Aber ein paar Eigenheiten dürfen verziehen werden. Schließlich ist der Fiat Talento ein Exemplar einer Klasse, in der die stärkste Motorisierung in Kombination mit Extras wie Rückfahrkamera, Start/Stopp-Automatik, 7-Zoll-Naviceiver mit Android und Apple-Kompatibilität knapp über 30 000 Euro kostet. Bei gut 23.000 Euro fällt der Startschuss zum Kauf.
Regen macht blind
Es gibt allerdings auch Dinge, die der Talento nicht kann – und das ist Bedienungskomfort. Die Start/Stopp-Automatik reagiert teils viel zu langsam auf Kupplungsbefehle, sodass unter Umständen peinliche Momente an der Ampel entstehen können.

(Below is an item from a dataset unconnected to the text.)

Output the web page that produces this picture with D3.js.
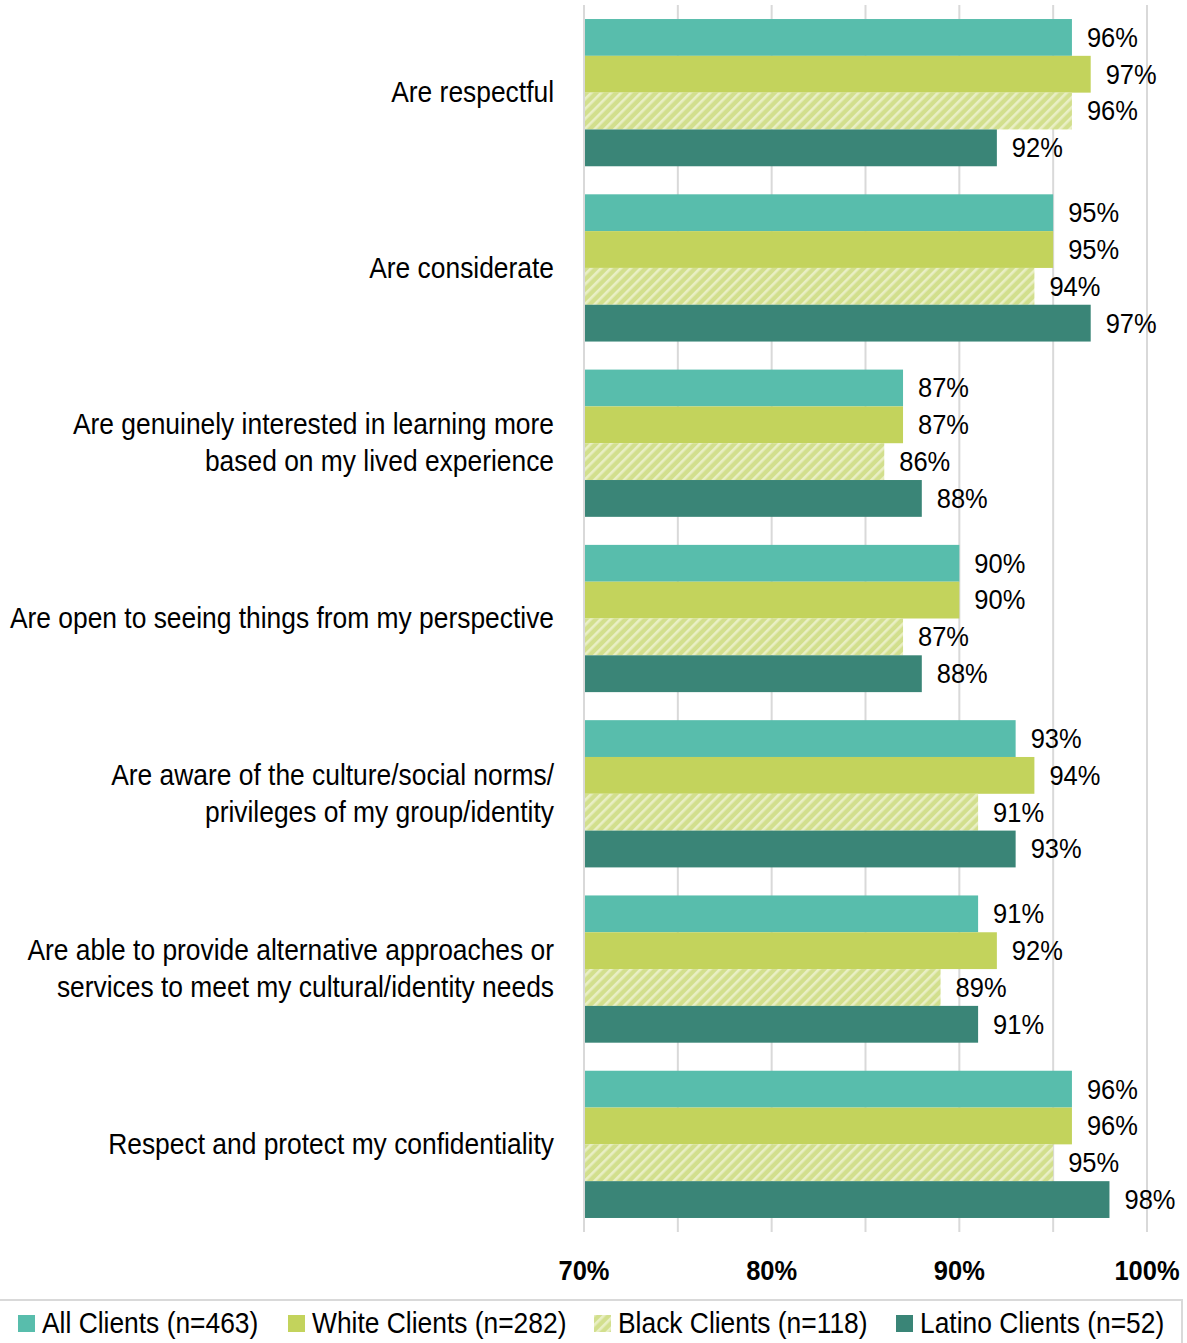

Eine ungeklärte Frage bleibt auch, weshalb sich mit dem Lenkrad nicht ad-hoc die Lautstärke des Radios regeln lässt. Der Naviceiver mit 7-Zoll-Touchscreen beherbergt nämlich statt einem Lautstärkeregler zwei waagerecht angeordnete Knöpfe. Die reagieren erst nach einer kurzen Zeit, sodass eigentlich simple Funktionen während der Fahrt zu einer kleinen Nervenprobe werden können.
Das spannendste Extra, die Rückfahrkamera verrichtet ihren Dienst sehr gut – bis auf ein kleines Detail: Sobald es regnet, wird die Linse von Regentropfen vereinnahmt, was das digitale Auge nach hinten zum elektronischen Schätzeisen werden lässt. Die Parkdistanzkontrolle hingegen arbeitet einwandfrei und die Leitlinien sind auch im Regen noch hilfreich.
Fiat Talento: viel Platz für leichtes Arbeiten
Dabei bietet der Talento vollen Nutzwert. Mit einer angenehm zu bedienenden Schiebetür auf der Beifahrerseite und voll ausklappbaren Hecktüren können Ameise und Co. ruhig herannahen. Platz ist im Talento genug, nur die Höhe begrenzt den Spielraum. Durch eine zusätzlich zu öffnende Ladeluke ("Cargo Plus") können bis zu 4,15 Meter lange Gegenstände transportiert werden. Europaletten passen selbstverständlich quer.
Insgesamt sind beachtliche 949 Kilogramm Zuladung möglich. Das ist nicht besonders viel. Die kurze Variante steckt über 1,3 Tonnen ein, verfügt dann aber auch über einen deutlich kleineren Laderaum. Beim getesteten L2H1 sind es 6 Kubikmeter. In der L2H2-Variante sind es sogar 8,6 Kubikmeter und dann 1,89 Meter Innenraumhöhe statt 1,39 Meter.
Man sieht: Der von Fiat Professional angebotene Talento ist ein Nutzfahrzeug durch und durch. Doch bis auf die typische Kastenwagen-Geräuschkullisse aus dem Laderaum erinnert nichts an Verzicht. Der Federungskomfort ist ebenfalls angenehm. Der Transporter gleitet ausgeglichen über Bodenwellen und steckt mit seiner präzisen Lenkung auch so manche Kurvenstrecke in die Tasche.
Fazit Fiat Talento
Der Fiat Talento ist kein perfektes Auto. Auf Basis der Nissan NV400-Bodengruppe und Renault-Technik aber zuverlässig und durchdacht. Gerade deshalb, weil der Kastenwagen viele Funktionen mitbringt. Elektronische Bremskraftverteilung, Bremsassistent, Traktionssystem für schlechten Untergrund, Berganfahrhilfe und Gespannstabilisierung sind im Talento zu haben. Dazu viel Platz und fahraktives Transportieren. Negativ fällt aber das umständliche Bedienkonzept auf. Bei dem günstigen Basispreis sollte das aber nicht zu sehr ins Gewicht fallen.